At about the time a prosperous Chinese changes house he has also to acquire a Chevrolet or Packard. Such a purchase often, however, antedates the change of address. So the spectacle of the expensive car outside the dingy office is too familiar to arouse much comment. No complete explanation has so far been offered. Conceding, as we may, the need for a car, we should rather expect it to share the squalor of its surroundings. For reasons not yet apparent, however, Chinese prosperity is first and fairly measured in terms of chromium, upholstery, make, and year. And the Packard will involve, very soon, a wire fence, barred windows, padlocked garage, and hound. A revolutionary change has occurred. If the Alsatian-owner does not go so far as to pay his taxes, he must at least know how to explain why no taxable income has so far come his way. And supposing he can avoid paying $100,000 to gangsters, he can hardly avoid payment of blackmail in some form. He must expect to receive obsequious journalists who claim credit for refusing to publish hostile articles about him in dubious journals. He must expect to see the same journalists a week later, this time collecting funds for some vaguely described orphanage. He must accustom himself to the visits of trade union officials offering for a consideration to discourage the industrial unrest that will otherwise affect his interests. He must resign himself, in fact, to the loss of a percentage.

One of our objects was to compile some detailed information about the Alsatian-owning phase of a Chinese businessman's career. This was, in some ways, the most difficult part of the whole investigation. There are types of knowledge only to be gained at the price of torn trousers and bandaged ankles. We are proud to think, in retrospect, that where risks were inevitable they were taken unflinchingly. No fieldwork was needed, however, to discover what actual amounts are paid in ransom. These figures are in fact generally known and often quoted in the local press with some pretense at accuracy. What is significant about these figures is the range between the smallest and the largest figures quoted. Sums appear to vary from $5000 to $200,000--never as little as $2000 nor as much as $500,000. Nor can there be any doubt that the majority of extortions fall within a narrower range than that. Further research will, no doubt, establish what the average amount can be taken to be.

 If we suppose that the minimum extortion represents a figure just high enough to yield a marginal profit, we shall as readily conclude that the maximum extortion represents all that can be extracted from the richest men that are ever kidnaped. It is manifest, however, that the very wealthiest men are never kidnaped at all. There would seem to be a point beyond which the Chinese gains immunity from blackmail. In this last phase, moreover, the millionaire seeks to emphasize rather than conceal his wealth, demonstrating publicly that the point of immunity has been reached. So far, no social scientist of our team has been able to discover how this final immunity is achieved. Several have been thrown out of the Millionaires' Club when trying to collect evidence on this point. Concluding that it has something to do with the number of equerries, aides-de-camp, personal assistants, secretaries, and valets (all much in evidence at this stage) they have termed the problem "The Flunky Puzzle" and left it at that.
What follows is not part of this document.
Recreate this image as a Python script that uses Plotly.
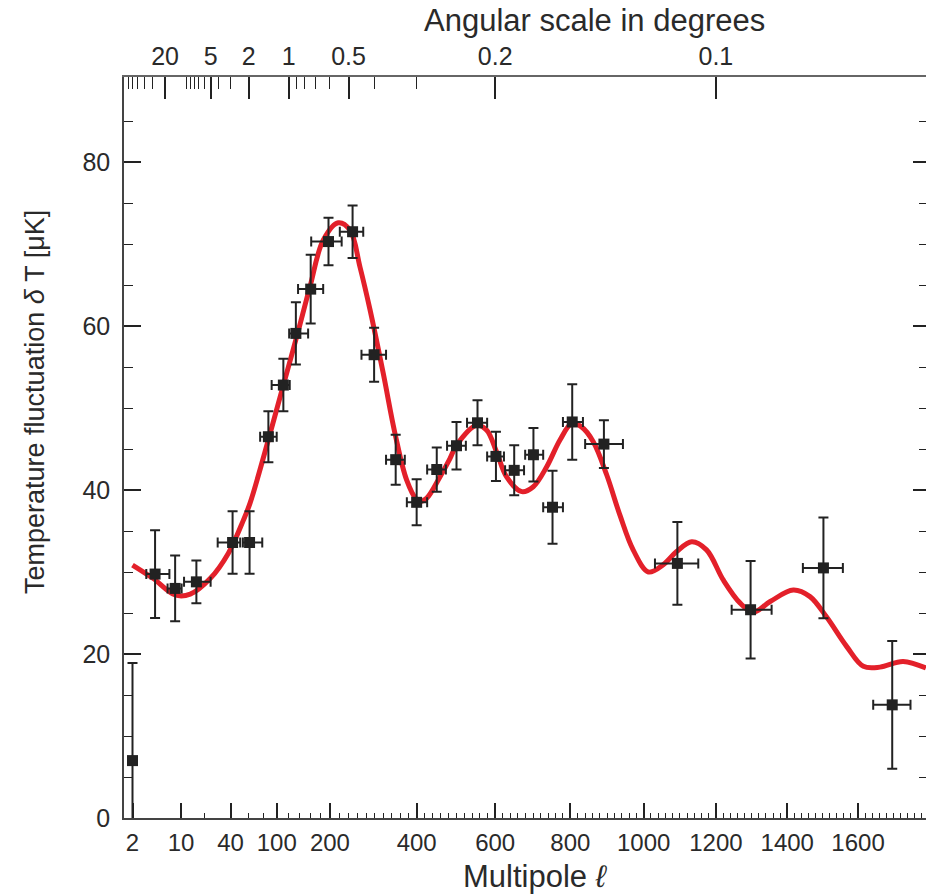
import numpy as np
import plotly.graph_objects as go

# ---- data ----
ell = [2, 4.3, 8.3, 16, 42, 61, 87, 111, 133, 161, 197, 249, 298, 349, 400, 450,
       500, 554, 602, 650, 701, 752, 805, 891, 1093, 1297, 1502, 1697]
dT = [7.0, 29.75, 28.0, 28.8, 33.6, 33.6, 46.5, 52.8, 59.1, 64.5, 70.3, 71.5, 56.5,
      43.7, 38.5, 42.5, 45.4, 48.2, 44.1, 42.4, 44.3, 37.9, 48.3, 45.6, 31.05, 25.4,
      30.5, 13.8]
dT_err = [11.9, 5.35, 4.0, 2.6, 3.8, 3.8, 3.1, 3.2, 3.8, 4.2, 2.9, 3.2, 3.3, 3.05,
          2.8, 2.7, 2.9, 2.75, 3.0, 3.05, 3.25, 4.45, 4.6, 2.9, 5.05, 5.95, 6.15, 7.8]
ell_lo = [2, 3.2, 6.5, 11, 29, 53, 75, 92, 121, 137, 162, 221, 269, 326, 376, 426,
          476, 527, 579, 626, 679, 727, 780, 840, 1031, 1244, 1444, 1643]
ell_hi = [2, 6.9, 10.2, 24, 50, 78, 100, 122, 156, 186, 225, 273, 326, 371, 426, 473,
          524, 579, 623, 676, 727, 780, 834, 943, 1151, 1356, 1557, 1749]

curve_ell = [2, 4.06, 8.3, 13.3, 23.7, 38, 53.5, 61.6, 86.9, 111, 134.5, 159.6, 186.3,
             217.8, 243.3, 265.6, 288.5, 319.5, 347.3, 375.6, 400, 408, 425, 458, 483,
             500.5, 552, 578, 604, 630, 670, 700.6, 736, 772, 803.5, 830, 862, 899, 935,
             971, 1013, 1054, 1091, 1133, 1174, 1221, 1268, 1305, 1352, 1417, 1464, 1511,
             1568, 1615, 1662, 1728, 1793]
curve_dT = [30.85, 29.2, 27.2, 27.3, 29.2, 32.3, 36.3, 38.4, 46.1, 52.8, 58.7, 64.8,
            70.5, 72.6, 71.7, 67.2, 62.0, 54.2, 46.9, 41.2, 38.8, 38.6, 39.0, 41.6, 43.8,
            45.5, 47.9, 47.3, 44.6, 41.6, 39.8, 40.4, 42.8, 46.1, 48.1, 47.7, 45.9, 41.8,
            36.9, 32.7, 30.0, 30.9, 32.5, 33.7, 32.7, 29.0, 26.2, 25.1, 26.4, 27.8, 27.0,
            24.5, 20.9, 18.5, 18.4, 19.1, 18.3]

x_major = [2, 10, 40, 100, 200, 400, 600, 800, 1000, 1200, 1400, 1600]
x_minor = [20, 60, 80] + [v for v in range(120, 1800, 20) if v not in x_major]
theta_major = [20, 5, 2, 1, 0.5, 0.2, 0.1]
theta_major_txt = ["20", "5", "2", "1", "0.5", "0.2", "0.1"]
theta_minor = [90, 80, 70, 60, 50, 40, 30, 10, 9, 8, 7, 6, 4, 3,
               0.9, 0.8, 0.7, 0.6, 0.4, 0.3]
y_major = [0, 20, 40, 60, 80]
y_minor = [v for v in range(5, 90, 5) if v % 20 != 0]


# multipole axis: logarithmic at low l, linear at high l
def scale(l):
    l = np.asarray(l, dtype=float)
    return np.log(l) + l / 85.0


def theta_to_ell(t):
    return 120.0 / np.asarray(t, dtype=float)


X_RANGE = [0.418, 28.588]
Y_RANGE = [0, 90.37]

FONT = "Liberation Sans, Arial, Helvetica, sans-serif"
TXT = "#2a2a2a"
AX = "#444444"
INK = "#222222"

xs = scale(ell)
err_plus = scale(ell_hi) - xs
err_minus = xs - scale(ell_lo)

fig = go.Figure()

fig.add_trace(go.Scatter(
    x=scale(curve_ell), y=curve_dT, mode="lines",
    line=dict(color="#e3202a", width=5, shape="spline", smoothing=1.0),
    hoverinfo="skip", showlegend=False))

fig.add_trace(go.Scatter(
    x=xs, y=dT, mode="markers",
    marker=dict(symbol="square", size=11, color=INK),
    error_y=dict(type="data", array=dT_err, color=INK, thickness=2, width=5),
    error_x=dict(type="data", array=err_plus, arrayminus=err_minus,
                 color=INK, thickness=2, width=5),
    showlegend=False))

# invisible helpers so the top and right axes get drawn
fig.add_trace(go.Scatter(x=[scale(100)], y=[-50], xaxis="x2", yaxis="y",
                         mode="markers", marker=dict(opacity=0), hoverinfo="skip",
                         showlegend=False))
fig.add_trace(go.Scatter(x=[scale(100)], y=[-50], xaxis="x", yaxis="y2",
                         mode="markers", marker=dict(opacity=0), hoverinfo="skip",
                         showlegend=False))

fig.update_layout(
    width=926, height=895,
    margin=dict(l=124, r=0, t=77, b=77),
    paper_bgcolor="white", plot_bgcolor="white",
    font=dict(family=FONT, color=TXT),
    xaxis=dict(
        range=X_RANGE, showgrid=False, zeroline=False,
        showline=True, linecolor=AX, linewidth=1.5,
        tickmode="array", tickvals=scale(x_major), ticktext=[str(v) for v in x_major],
        ticks="inside", ticklen=15, tickwidth=1.5, tickcolor=INK,
        tickfont=dict(size=24, color=TXT), ticklabelstandoff=2,
        minor=dict(tickmode="array", tickvals=scale(x_minor), ticks="inside",
                   ticklen=5, tickwidth=1.3, tickcolor=INK),
    ),
    xaxis2=dict(
        range=X_RANGE, overlaying="x", side="top", anchor="y",
        showgrid=False, zeroline=False,
        showline=True, linecolor="#666666", linewidth=2,
        tickmode="array", tickvals=scale(theta_to_ell(theta_major)),
        ticktext=theta_major_txt,
        ticks="inside", ticklen=22, tickwidth=1.5, tickcolor=INK,
        tickfont=dict(size=25, color=TXT), ticklabelstandoff=0,
        minor=dict(tickmode="array", tickvals=scale(theta_to_ell(theta_minor)),
                   ticks="inside", ticklen=12, tickwidth=1.3, tickcolor=INK),
    ),
    yaxis=dict(
        range=Y_RANGE, showgrid=False, zeroline=False,
        showline=True, linecolor=AX, linewidth=1.5,
        tickmode="array", tickvals=y_major,
        ticks="inside", ticklen=17, tickwidth=1.5, tickcolor=INK,
        tickfont=dict(size=25, color=TXT), ticklabelstandoff=7,
        minor=dict(tickmode="array", tickvals=y_minor, ticks="inside",
                   ticklen=9, tickwidth=1.3, tickcolor=INK),
    ),
    yaxis2=dict(
        range=Y_RANGE, overlaying="y", side="right", anchor="x",
        showgrid=False, zeroline=False, showline=False, showticklabels=False,
        tickmode="array", tickvals=y_major,
        ticks="inside", ticklen=13, tickwidth=1.5, tickcolor=INK,
        minor=dict(tickmode="array", tickvals=y_minor, ticks="inside",
                   ticklen=7, tickwidth=1.3, tickcolor=INK),
    ),
    annotations=[
        dict(text="Temperature fluctuation <i>δ</i> T [μK]", xref="paper", yref="paper",
             x=-0.111, y=0.5614, xanchor="center", yanchor="middle", textangle=-90,
             showarrow=False, font=dict(size=27, color=TXT, family=FONT)),
        dict(text="Multipole <i>ℓ</i>", xref="paper", yref="paper",
             x=0.5125, y=-0.0796, xanchor="center", yanchor="middle",
             showarrow=False, font=dict(size=31, color=TXT, family=FONT)),
        dict(text="Angular scale in degrees", xref="paper", yref="paper",
             x=0.587, y=1.0765, xanchor="center", yanchor="middle",
             showarrow=False, font=dict(size=31, color=TXT, family=FONT)),
    ],
)

fig.write_html("out.html")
It is not to be supposed however that this problem will baffle us for long. Indeed, we know already that our choice lies, broadly speaking, between two alternative explanations, with the proviso that we may possibly end by accepting both. One guess has been that the flunkies are really gunmen forming an impenetrable bodyguard. The other guess is that the millionaire has bought up an entire secret society and one against which no other gang dare act. To test the former theory--by a carefully staged holdup-- would be relatively simple. At the cost of a life or two the fact could be established beyond all reasonable doubt. To test the latter theory would need more brains and possibly more courage. With several casualties already among the brave dog-bitten members of our team, we did not feel justified in pursuing this line of research. We concluded that we had neither the men nor the funds to complete the investigation. Having since received timely aid from the Miss Plaste Trust (Far East branch) we hope to know the answer fairly soon.
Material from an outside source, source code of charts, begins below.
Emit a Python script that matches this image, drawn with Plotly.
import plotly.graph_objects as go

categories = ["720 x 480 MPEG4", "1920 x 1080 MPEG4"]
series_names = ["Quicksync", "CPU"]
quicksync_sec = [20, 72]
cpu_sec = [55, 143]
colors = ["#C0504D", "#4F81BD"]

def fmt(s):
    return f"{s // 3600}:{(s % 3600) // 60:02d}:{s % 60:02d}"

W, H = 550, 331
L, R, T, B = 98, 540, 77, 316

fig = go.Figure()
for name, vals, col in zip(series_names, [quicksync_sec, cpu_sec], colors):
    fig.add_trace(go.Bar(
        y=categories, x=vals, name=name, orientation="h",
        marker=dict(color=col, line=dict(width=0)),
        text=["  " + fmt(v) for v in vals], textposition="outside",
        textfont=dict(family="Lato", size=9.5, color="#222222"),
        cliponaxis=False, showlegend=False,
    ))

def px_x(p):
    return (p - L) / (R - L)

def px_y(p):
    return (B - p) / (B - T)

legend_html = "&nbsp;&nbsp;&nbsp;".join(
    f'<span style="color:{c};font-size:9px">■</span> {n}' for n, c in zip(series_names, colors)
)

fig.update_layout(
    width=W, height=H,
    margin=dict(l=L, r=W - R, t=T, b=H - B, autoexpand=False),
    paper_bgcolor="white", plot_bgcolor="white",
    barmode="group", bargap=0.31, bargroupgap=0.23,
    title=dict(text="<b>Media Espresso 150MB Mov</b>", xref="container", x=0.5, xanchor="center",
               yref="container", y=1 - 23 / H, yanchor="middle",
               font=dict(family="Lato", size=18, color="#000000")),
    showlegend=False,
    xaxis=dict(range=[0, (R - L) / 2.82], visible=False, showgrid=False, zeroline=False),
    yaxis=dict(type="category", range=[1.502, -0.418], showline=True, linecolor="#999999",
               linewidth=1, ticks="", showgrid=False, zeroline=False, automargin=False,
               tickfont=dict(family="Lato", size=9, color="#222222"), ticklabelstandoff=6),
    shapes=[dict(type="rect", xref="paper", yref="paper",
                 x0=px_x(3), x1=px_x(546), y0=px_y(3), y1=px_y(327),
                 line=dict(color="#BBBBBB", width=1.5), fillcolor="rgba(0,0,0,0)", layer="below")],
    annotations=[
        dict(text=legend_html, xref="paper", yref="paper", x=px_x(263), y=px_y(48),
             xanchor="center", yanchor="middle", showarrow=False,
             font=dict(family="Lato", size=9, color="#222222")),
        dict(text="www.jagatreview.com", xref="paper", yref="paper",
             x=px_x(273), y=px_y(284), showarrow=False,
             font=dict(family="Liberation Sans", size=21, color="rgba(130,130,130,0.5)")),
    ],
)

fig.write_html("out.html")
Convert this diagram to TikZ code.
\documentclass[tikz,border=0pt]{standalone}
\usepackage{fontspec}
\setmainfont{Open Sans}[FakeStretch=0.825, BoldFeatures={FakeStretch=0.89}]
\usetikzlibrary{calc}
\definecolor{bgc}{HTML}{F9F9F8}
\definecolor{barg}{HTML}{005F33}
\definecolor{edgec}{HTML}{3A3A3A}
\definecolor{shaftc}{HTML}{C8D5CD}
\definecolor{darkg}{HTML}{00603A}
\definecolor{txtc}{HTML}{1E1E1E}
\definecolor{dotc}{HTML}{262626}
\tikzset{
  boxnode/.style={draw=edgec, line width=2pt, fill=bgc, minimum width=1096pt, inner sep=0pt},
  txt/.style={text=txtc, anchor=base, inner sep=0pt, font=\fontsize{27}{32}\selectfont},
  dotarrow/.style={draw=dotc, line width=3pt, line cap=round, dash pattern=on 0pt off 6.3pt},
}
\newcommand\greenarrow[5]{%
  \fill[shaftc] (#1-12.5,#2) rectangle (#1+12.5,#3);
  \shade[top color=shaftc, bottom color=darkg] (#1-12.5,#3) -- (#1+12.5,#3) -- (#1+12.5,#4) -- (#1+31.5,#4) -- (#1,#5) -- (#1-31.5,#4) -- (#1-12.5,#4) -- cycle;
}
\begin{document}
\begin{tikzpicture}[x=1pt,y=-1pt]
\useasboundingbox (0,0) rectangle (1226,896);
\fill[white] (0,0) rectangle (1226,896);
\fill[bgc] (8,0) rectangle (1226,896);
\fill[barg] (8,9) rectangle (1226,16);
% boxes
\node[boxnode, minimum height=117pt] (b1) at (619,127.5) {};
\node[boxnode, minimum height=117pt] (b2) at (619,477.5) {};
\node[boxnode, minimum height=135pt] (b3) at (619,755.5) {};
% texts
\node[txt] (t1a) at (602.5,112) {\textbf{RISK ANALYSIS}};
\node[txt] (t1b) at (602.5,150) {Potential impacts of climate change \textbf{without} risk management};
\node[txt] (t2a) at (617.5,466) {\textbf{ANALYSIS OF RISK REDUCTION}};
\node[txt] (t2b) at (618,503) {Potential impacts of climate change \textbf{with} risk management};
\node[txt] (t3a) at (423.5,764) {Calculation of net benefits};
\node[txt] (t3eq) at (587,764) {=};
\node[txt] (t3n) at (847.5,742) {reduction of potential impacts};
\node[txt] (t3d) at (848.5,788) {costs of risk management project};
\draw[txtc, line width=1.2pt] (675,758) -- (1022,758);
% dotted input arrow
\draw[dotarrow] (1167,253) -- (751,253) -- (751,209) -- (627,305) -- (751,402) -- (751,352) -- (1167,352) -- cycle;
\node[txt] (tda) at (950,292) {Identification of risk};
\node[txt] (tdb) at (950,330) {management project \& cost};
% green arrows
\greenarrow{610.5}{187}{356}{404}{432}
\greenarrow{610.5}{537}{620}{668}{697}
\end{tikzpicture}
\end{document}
A problem that remains, even after the publication of our interim report, is the enigma of Chinese tax evasion. All that we could discover about this was that Western methods are not widely used. As is well known, the Western technique depends on discovering the standard delay (or S.D., as we call it among ourselves) in the department with which we have to deal. That is, of course, the normal lapse of time between the receipt of a letter and its being dealt with. It is, to be more exact, the time it takes for a file to rise from the bottom of the in-tray to the top of the pile. Supposing this to be twenty-seven days, the Western tax evader begins his campaign by writing to ask why he has received no notice of assessment. It does not matter, actually, what he says in the letter. All he wants is to ensure that his file, with its new enclosure, will be at the bottom of the heap. Twenty-five days later he will write again, asking why his first letter has not been answered. This sends his file back to the bottom again just when it was almost reaching the top. Twenty-five days later he writes again. ... So his file is never dealt with at all and never in fact comes into view. This being the method known to us all, and known to be successful, we naturally concluded that it was known also to the Chinese. We found, however, that these is no S.D. in the East. Owing to variations in climate and sobriety, the government departments lack that ordered rhythm which would make them predictable. Whatever method the Chinese use, it cannot depend upon a known S.D.

To this problem we have, it should be emphasized, no final solution. All we have is a theory upon the validity of which it would be premature to comment. It was put forward by one of our most brilliant investigators and can be described as no more than an inspired guess. According to this supposition the Chinese millionaire does not wait for his assessment, but prefers to send the tax collector a check in advance for, say, $329.83. A covering note refers briefly to earlier correspondence and a previous sum paid in cash. The effect of this maneuver is to throw the whole tax-collecting machine out of gear. Disorganization turns to chaos when a further letter arrives, apologizing for the error and asking for twenty-three cents back. Officials are so perturbed and mystified that they produce no response of any kind for about eighteen months--and another check reaches them before that period has elapsed, this time for $167.42. In this way, the theory goes, the millionaire pays virtually nothing and the inspector of taxes ends in a padded cell. Unproved as this theory may be, it seems worthy of careful investigation. We might at least give it a trial.